I was turning into a different person.  Not necessarily different in character for I still hold the values of honesty and kindness instilled in me by my parents.  I was different in how I started to view the world around me.  No longer did I think it strange to ask politically incorrect questions.  However, I saw the beginning of a division between my old way of life and the new one I had to accept.  I saw others I would have easily been in lockstep with before making statements that were too hypocritical or ignorant to ignore.  I tried challenging these ideas in the hopes that I could show them alternate views and not just a single view distilled with pop culture and arrogance.  Often, I was met with a homecoming of derision and occasionally outright lies about my character.  I was on these occasions considered a racist, sexist, bigot, and privileged whiner for falsely perceived "hate speech."  I saw that this was yet another doctrine used to promote group-think where only the right opinions are valid and conflicting thought is to be silenced for the greater good.  I couldn't give up on them yet, so I tried to point out this problem and how it is turning them into the very things they hate.  Fuel onto the fire, I was not successful.

Permanent riffs began to form in my social life.  Friendships I thought were impervious to taboo debates crumbled.  I was labeled.  I was ignored.  I was a leper.  Although I have maintained many friendships (of which I can certainly say are truer than the many I have lost), I was slowly being relegated to a corner where I would be "out of the way."  It is like high school never ended.  Instead, I refused to be thrown to the side and stood my ground.  I had a right to my beliefs, I had legitimate reasons for maintaining those ideas, and I would not be submissive to the majority.  As such, I lost many friends, and there is no getting them back.  I have been far too out of line and I must suffer the consequences for my hateful nature.  I know better than that.

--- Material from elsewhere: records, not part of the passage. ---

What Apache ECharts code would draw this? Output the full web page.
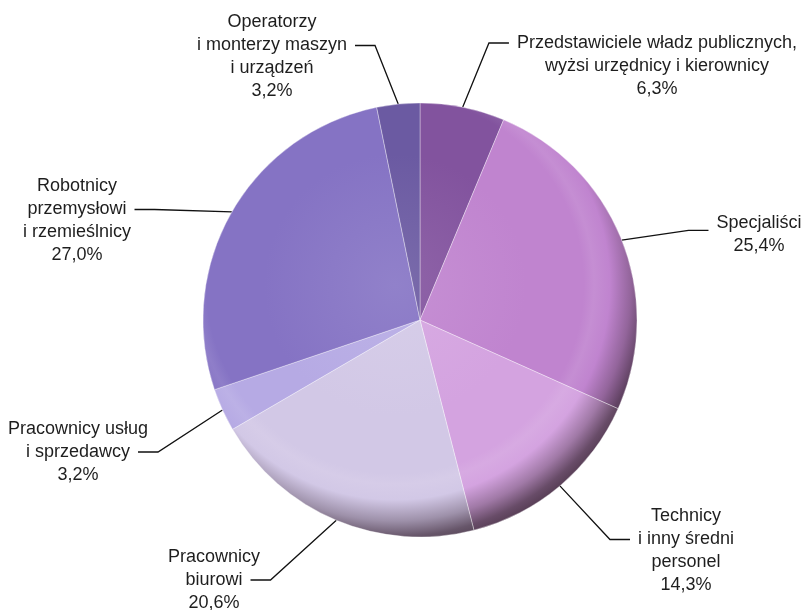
<!DOCTYPE html>
<html>
<head>
<meta charset="utf-8">
<script src="https://cdn.jsdelivr.net/npm/echarts@6/dist/echarts.min.js"></script>
<style>
  html, body { margin: 0; background: #fff; }
  #chart { width: 803px; height: 610px; }
</style>
</head>
<body>
<div id="chart"></div>
<script>
// dane: grupy zawodów (zgodnie z ruchem wskazówek zegara od godz. 12)
const groups = [
  'Przedstawiciele władz publicznych,\nwyżsi urzędnicy i kierownicy',
  'Specjaliści',
  'Technicy\ni inny średni\npersonel',
  'Pracownicy\nbiurowi',
  'Pracownicy usług\ni sprzedawcy',
  'Robotnicy\nprzemysłowi\ni rzemieślnicy',
  'Operatorzy\ni monterzy maszyn\ni urządzeń'
]
const shares = [6.3, 25.4, 14.3, 20.6, 3.2, 27.0, 3.2]
const sliceColors = ['#82539e', '#c084cf', '#d4a3e0', '#d2c8e6', '#b6aae4', '#8573c4', '#6b5aa2']

// położenie opisów: środek bloku tekstu + numer wiersza, do którego dochodzi linia
const labelPos = [[657, 66, 0], [759, 235, 0.3], [686, 551, 1], [214, 580, 1], [78, 452, 1], [77, 221, 1], [272, 57, 1]]

const FONT = '"Liberation Sans", Arial, sans-serif'
const FONT_SIZE = 18
const LINE_H = 23
const CX = 420, CY = 320, R = 217

const ctx = document.createElement('canvas').getContext('2d')
ctx.font = FONT_SIZE + 'px ' + FONT
function textWidth(s) { return ctx.measureText(s).width }

function fmt(v) { return v.toFixed(1).replace('.', ',') + '%' }
function labelLines(i) { return groups[i].split('\n').concat(fmt(shares[i])) }

// mieszanie kolorów do cieniowania brzegu
function mix(hex, target, t) {
  const a = parseInt(hex.slice(1), 16), b = parseInt(target.slice(1), 16)
  const ch = (s) => Math.round(((a >> s) & 255) * (1 - t) + ((b >> s) & 255) * t)
  return 'rgb(' + ch(16) + ',' + ch(8) + ',' + ch(0) + ')'
}
function shade(c) {
  return {
    type: 'radial', x: 395, y: 285, r: 262, global: true,
    colorStops: [
      { offset: 0, color: mix(c, '#ffffff', 0.1) },
      { offset: 0.5, color: c },
      { offset: 0.72, color: c },
      { offset: 0.76, color: mix(c, '#ffffff', 0.08) },
      { offset: 0.82, color: c },
      { offset: 0.9, color: mix(c, '#3e2a3a', 0.35) },
      { offset: 0.96, color: mix(c, '#3e2a3a', 0.72) },
      { offset: 1, color: mix(c, '#3e2a3a', 0.85) }
    ]
  }
}

const myChart = echarts.init(document.getElementById('chart'))
const option = {
  animation: false,
  series: [{
    type: 'pie',
    center: [CX, CY],
    radius: [0, R],
    startAngle: 90,
    clockwise: true,
    avoidLabelOverlap: false,
    itemStyle: { borderColor: 'rgba(255,255,255,0.35)', borderWidth: 1 },
    label: {
      show: true,
      formatter: (p) => labelLines(p.dataIndex).map(l => '{c|' + l + '}').join('\n'),
      rich: {
        c: { fontFamily: FONT, fontSize: FONT_SIZE, lineHeight: LINE_H, color: '#1e1e1e', align: 'center' }
      }
    },
    labelLine: { show: true, lineStyle: { color: '#111', width: 1.3 } },
    labelLayout: function (p) {
      const i = p.dataIndex
      const pos = labelPos[i]
      const lines = labelLines(i)
      const hookY = pos[1] - lines.length * LINE_H / 2 + (pos[2] + 0.5) * LINE_H
      const w = textWidth(lines[Math.round(pos[2])])
      const right = pos[0] > CX
      const endX = right ? pos[0] - w / 2 - 8 : pos[0] + w / 2 + 8
      const elbowX = right ? endX - 20 : endX + 20
      let start = p.labelLinePoints && p.labelLinePoints[0]
      if (!start) {
        let acc = 0
        for (let k = 0; k < i; k++) acc += shares[k]
        const a = (acc + shares[i] / 2) / 100 * 2 * Math.PI
        start = [CX + R * Math.sin(a), CY - R * Math.cos(a)]
      }
      return {
        x: pos[0], y: pos[1], align: 'center', verticalAlign: 'middle',
        labelLinePoints: [start, [elbowX, hookY], [endX, hookY]]
      }
    },
    emphasis: { disabled: true },
    data: groups.map((g, i) => ({
      name: g,
      value: shares[i],
      itemStyle: { color: shade(sliceColors[i]) }
    }))
  }]
}
myChart.setOption(option)
</script>
</body>
</html>
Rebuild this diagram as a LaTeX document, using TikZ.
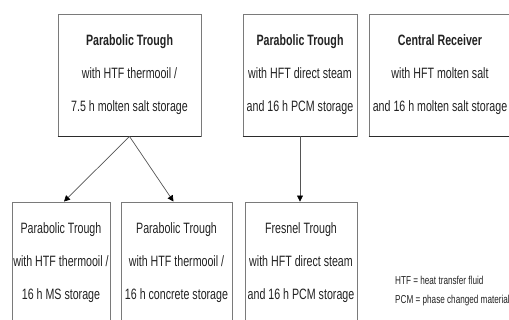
\documentclass[tikz,border=0pt]{standalone}
\usepackage{fontspec}
\setmainfont[FakeStretch=0.71]{Liberation Sans}
\usetikzlibrary{arrows.meta}
\usepackage{xcolor}
\definecolor{bBox}  {HTML}{7A7A7A}
\definecolor{bShade}{HTML}{2B2B2B}
\definecolor{cArr}  {HTML}{555555}
\definecolor{cText} {HTML}{222222}
\tikzset{
  box/.style={draw=bBox, line width=0.9pt, align=center, inner sep=0pt,
              minimum height=122pt, text=cText, font=\fontsize{15}{33}\selectfont},
  shade/.style={draw=bShade, line width=1.8pt},
  arr/.style={-{Triangle[length=6pt,width=6pt,color=black]}, draw=cArr, line width=0.7pt},
  legend/.style={align=left, anchor=west, inner sep=0pt, text=cText,
                 font=\fontsize{11.5}{19}\selectfont},
}

\begin{document}
\begin{tikzpicture}[x=1pt, y=-1pt]

% ── Frame ─────────────────────────────────────────────────────────────────────
\clip (0,0) rectangle (509,320);

% ── Y levels ──────────────────────────────────────────────────────────────────
\def\ytop{75}
\def\ybot{263}

% ── Top row ───────────────────────────────────────────────────────────────────
\node[box, minimum width=143pt] (ptA) at (129.5, \ytop)
  {\textbf{Parabolic Trough}\\with HTF thermooil /\\7.5 h molten salt storage};

\node[box, minimum width=114pt] (ptB) at (300, \ytop)
  {\textbf{Parabolic Trough}\\with HFT direct steam\\and 16 h PCM storage};

\node[box, minimum width=142pt] (crC) at (440, \ytop)
  {\textbf{Central Receiver}\\with HFT molten salt\\and 16 h molten salt storage};

% ── Bottom row ────────────────────────────────────────────────────────────────
\node[box, minimum width=98pt] (ptD) at (61, \ybot)
  {Parabolic Trough\\with HTF thermooil /\\16 h MS storage};

\node[box, minimum width=111pt] (ptE) at (176.5, \ybot)
  {Parabolic Trough\\with HTF thermooil /\\16 h concrete storage};

\node[box, minimum width=112pt] (frF) at (301, \ybot)
  {Fresnel Trough\\with HFT direct steam\\and 16 h PCM storage};

% ── Shaded box bottoms ────────────────────────────────────────────────────────
\draw[shade] (ptA.south west) -- (ptA.south east);
\draw[shade] (ptB.south west) -- (ptB.south east);
\draw[shade] (crC.south west) -- (crC.south east);

% ── Arrows ────────────────────────────────────────────────────────────────────
\draw[arr] (ptA.south) -- ([xshift=3pt]ptD.north);
\draw[arr] (ptA.south) -- ([xshift=-3pt]ptE.north);
\draw[arr] (ptB.south) -- (ptB.south |- frF.north);

% ── Legend ────────────────────────────────────────────────────────────────────
\node[legend] (legend) at (395, 291.5)
  {HTF = heat transfer fluid\\PCM = phase changed material};

\end{tikzpicture}
\end{document}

I can see with certainty the path I am on right now is much more attractive than the one in which I remain obedient to the majority trap.  I am not living a lie where I value superficial things such as shallow friendships, but living by my own ideals.  I know who I am even if I occasionally have my doubts.  This is not to ignore the hardships I am now actually beginning to experience.  Being the social creatures we all are, we need to feel included with others around us.  Some of us though are also grounded in some form of morality and inner character that overrides these natural commands to some extent.  I want to have as many close relationships as I can.  This is a way in which I know I am liberal in one regard: I want to be loved by everybody possible.  I guess I am still living through the young-with-heart stage.  It breaks my heart to see friendships destroyed because I refused to fit into their personal form of conformity.

However, it is high time I start to accept the new way of things.  It isn't worth trying to force relationships where they are no longer wanted.  I have my own way I need to travel.  I will use the tools I have been blessed to own such as the internet and possibly unforeseen avenues of expression not yet known on this world.  I need to be true to myself, and so I will.  It will be a long road ahead, and I hope I will find the strength to reach the end and have no regrets that I have lived my life for all it was worth.